PROBLEM DESCRIPTION:
Extract the listing in its entirety, keeping each line identical to the original.

DATASET SECTION:

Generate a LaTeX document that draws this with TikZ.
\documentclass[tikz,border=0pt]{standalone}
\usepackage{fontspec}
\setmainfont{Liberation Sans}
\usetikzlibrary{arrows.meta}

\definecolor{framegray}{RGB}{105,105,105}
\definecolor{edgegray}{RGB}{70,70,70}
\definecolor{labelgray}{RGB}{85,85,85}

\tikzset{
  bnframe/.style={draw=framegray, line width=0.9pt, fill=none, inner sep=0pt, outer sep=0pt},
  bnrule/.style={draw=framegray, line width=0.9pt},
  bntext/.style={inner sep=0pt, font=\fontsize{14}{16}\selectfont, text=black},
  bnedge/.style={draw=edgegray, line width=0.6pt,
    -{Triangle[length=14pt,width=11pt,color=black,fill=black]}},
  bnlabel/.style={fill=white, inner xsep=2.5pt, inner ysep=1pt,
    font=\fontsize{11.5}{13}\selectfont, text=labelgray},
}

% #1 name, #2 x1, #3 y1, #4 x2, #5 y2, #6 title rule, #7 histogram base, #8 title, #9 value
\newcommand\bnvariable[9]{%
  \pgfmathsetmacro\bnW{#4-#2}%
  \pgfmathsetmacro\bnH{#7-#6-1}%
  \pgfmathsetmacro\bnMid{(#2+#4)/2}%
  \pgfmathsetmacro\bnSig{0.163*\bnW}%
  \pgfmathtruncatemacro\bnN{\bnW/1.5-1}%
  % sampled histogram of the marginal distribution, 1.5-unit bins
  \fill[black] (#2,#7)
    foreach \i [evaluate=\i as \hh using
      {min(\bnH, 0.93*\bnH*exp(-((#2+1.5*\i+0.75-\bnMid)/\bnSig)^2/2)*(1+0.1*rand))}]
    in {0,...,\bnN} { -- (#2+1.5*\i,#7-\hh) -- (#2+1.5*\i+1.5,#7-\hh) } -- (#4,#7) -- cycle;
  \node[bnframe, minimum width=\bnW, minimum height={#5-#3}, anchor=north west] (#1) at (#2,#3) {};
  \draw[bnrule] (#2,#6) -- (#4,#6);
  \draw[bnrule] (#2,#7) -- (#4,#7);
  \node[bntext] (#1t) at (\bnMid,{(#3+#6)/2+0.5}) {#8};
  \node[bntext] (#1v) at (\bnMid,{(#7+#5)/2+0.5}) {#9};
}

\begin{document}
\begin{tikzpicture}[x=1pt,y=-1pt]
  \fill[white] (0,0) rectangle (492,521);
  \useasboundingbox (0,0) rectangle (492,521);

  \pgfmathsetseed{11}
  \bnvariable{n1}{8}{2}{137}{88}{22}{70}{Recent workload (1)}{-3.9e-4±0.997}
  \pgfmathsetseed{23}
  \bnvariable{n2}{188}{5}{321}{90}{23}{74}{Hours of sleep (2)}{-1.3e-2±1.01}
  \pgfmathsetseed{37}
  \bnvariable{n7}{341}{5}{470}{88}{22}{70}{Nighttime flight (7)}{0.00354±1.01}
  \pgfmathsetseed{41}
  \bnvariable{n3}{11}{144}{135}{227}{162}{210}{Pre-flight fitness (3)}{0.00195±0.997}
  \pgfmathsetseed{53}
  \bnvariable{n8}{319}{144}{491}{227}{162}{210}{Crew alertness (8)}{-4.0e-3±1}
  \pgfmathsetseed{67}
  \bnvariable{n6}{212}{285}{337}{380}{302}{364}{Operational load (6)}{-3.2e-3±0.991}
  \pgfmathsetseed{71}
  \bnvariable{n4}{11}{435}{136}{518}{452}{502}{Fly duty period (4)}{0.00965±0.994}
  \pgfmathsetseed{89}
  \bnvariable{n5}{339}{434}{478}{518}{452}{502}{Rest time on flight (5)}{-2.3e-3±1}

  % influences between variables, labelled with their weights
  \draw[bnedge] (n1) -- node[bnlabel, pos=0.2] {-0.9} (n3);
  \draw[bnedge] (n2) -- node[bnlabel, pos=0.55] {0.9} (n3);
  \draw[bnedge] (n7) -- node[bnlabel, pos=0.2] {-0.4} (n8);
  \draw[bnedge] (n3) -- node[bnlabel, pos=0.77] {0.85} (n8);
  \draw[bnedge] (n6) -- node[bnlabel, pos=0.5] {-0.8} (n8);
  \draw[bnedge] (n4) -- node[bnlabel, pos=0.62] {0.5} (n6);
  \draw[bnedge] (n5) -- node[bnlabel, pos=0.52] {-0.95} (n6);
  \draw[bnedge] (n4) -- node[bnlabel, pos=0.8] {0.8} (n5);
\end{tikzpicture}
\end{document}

REPLY:
Generate a LaTeX document that draws this with TikZ.
\documentclass[tikz,border=0pt]{standalone}
\usepackage{fontspec}
\setmainfont{Liberation Sans}
\usetikzlibrary{arrows.meta}

\definecolor{framegray}{RGB}{105,105,105}
\definecolor{edgegray}{RGB}{70,70,70}
\definecolor{labelgray}{RGB}{85,85,85}

\tikzset{
  bnframe/.style={draw=framegray, line width=0.9pt, fill=none, inner sep=0pt, outer sep=0pt},
  bnrule/.style={draw=framegray, line width=0.9pt},
  bntext/.style={inner sep=0pt, font=\fontsize{14}{16}\selectfont, text=black},
  bnedge/.style={draw=edgegray, line width=0.6pt,
    -{Triangle[length=14pt,width=11pt,color=black,fill=black]}},
  bnlabel/.style={fill=white, inner xsep=2.5pt, inner ysep=1pt,
    font=\fontsize{11.5}{13}\selectfont, text=labelgray},
}

% #1 name, #2 x1, #3 y1, #4 x2, #5 y2, #6 title rule, #7 histogram base, #8 title, #9 value
\newcommand\bnvariable[9]{%
  \pgfmathsetmacro\bnW{#4-#2}%
  \pgfmathsetmacro\bnH{#7-#6-1}%
  \pgfmathsetmacro\bnMid{(#2+#4)/2}%
  \pgfmathsetmacro\bnSig{0.163*\bnW}%
  \pgfmathtruncatemacro\bnN{\bnW/1.5-1}%
  % sampled histogram of the marginal distribution, 1.5-unit bins
  \fill[black] (#2,#7)
    foreach \i [evaluate=\i as \hh using
      {min(\bnH, 0.93*\bnH*exp(-((#2+1.5*\i+0.75-\bnMid)/\bnSig)^2/2)*(1+0.1*rand))}]
    in {0,...,\bnN} { -- (#2+1.5*\i,#7-\hh) -- (#2+1.5*\i+1.5,#7-\hh) } -- (#4,#7) -- cycle;
  \node[bnframe, minimum width=\bnW, minimum height={#5-#3}, anchor=north west] (#1) at (#2,#3) {};
  \draw[bnrule] (#2,#6) -- (#4,#6);
  \draw[bnrule] (#2,#7) -- (#4,#7);
  \node[bntext] (#1t) at (\bnMid,{(#3+#6)/2+0.5}) {#8};
  \node[bntext] (#1v) at (\bnMid,{(#7+#5)/2+0.5}) {#9};
}

\begin{document}
\begin{tikzpicture}[x=1pt,y=-1pt]
  \fill[white] (0,0) rectangle (492,521);
  \useasboundingbox (0,0) rectangle (492,521);

  \pgfmathsetseed{11}
  \bnvariable{n1}{8}{2}{137}{88}{22}{70}{Recent workload (1)}{-3.9e-4±0.997}
  \pgfmathsetseed{23}
  \bnvariable{n2}{188}{5}{321}{90}{23}{74}{Hours of sleep (2)}{-1.3e-2±1.01}
  \pgfmathsetseed{37}
  \bnvariable{n7}{341}{5}{470}{88}{22}{70}{Nighttime flight (7)}{0.00354±1.01}
  \pgfmathsetseed{41}
  \bnvariable{n3}{11}{144}{135}{227}{162}{210}{Pre-flight fitness (3)}{0.00195±0.997}
  \pgfmathsetseed{53}
  \bnvariable{n8}{319}{144}{491}{227}{162}{210}{Crew alertness (8)}{-4.0e-3±1}
  \pgfmathsetseed{67}
  \bnvariable{n6}{212}{285}{337}{380}{302}{364}{Operational load (6)}{-3.2e-3±0.991}
  \pgfmathsetseed{71}
  \bnvariable{n4}{11}{435}{136}{518}{452}{502}{Fly duty period (4)}{0.00965±0.994}
  \pgfmathsetseed{89}
  \bnvariable{n5}{339}{434}{478}{518}{452}{502}{Rest time on flight (5)}{-2.3e-3±1}

  % influences between variables, labelled with their weights
  \draw[bnedge] (n1) -- node[bnlabel, pos=0.2] {-0.9} (n3);
  \draw[bnedge] (n2) -- node[bnlabel, pos=0.55] {0.9} (n3);
  \draw[bnedge] (n7) -- node[bnlabel, pos=0.2] {-0.4} (n8);
  \draw[bnedge] (n3) -- node[bnlabel, pos=0.77] {0.85} (n8);
  \draw[bnedge] (n6) -- node[bnlabel, pos=0.5] {-0.8} (n8);
  \draw[bnedge] (n4) -- node[bnlabel, pos=0.62] {0.5} (n6);
  \draw[bnedge] (n5) -- node[bnlabel, pos=0.52] {-0.95} (n6);
  \draw[bnedge] (n4) -- node[bnlabel, pos=0.8] {0.8} (n5);
\end{tikzpicture}
\end{document}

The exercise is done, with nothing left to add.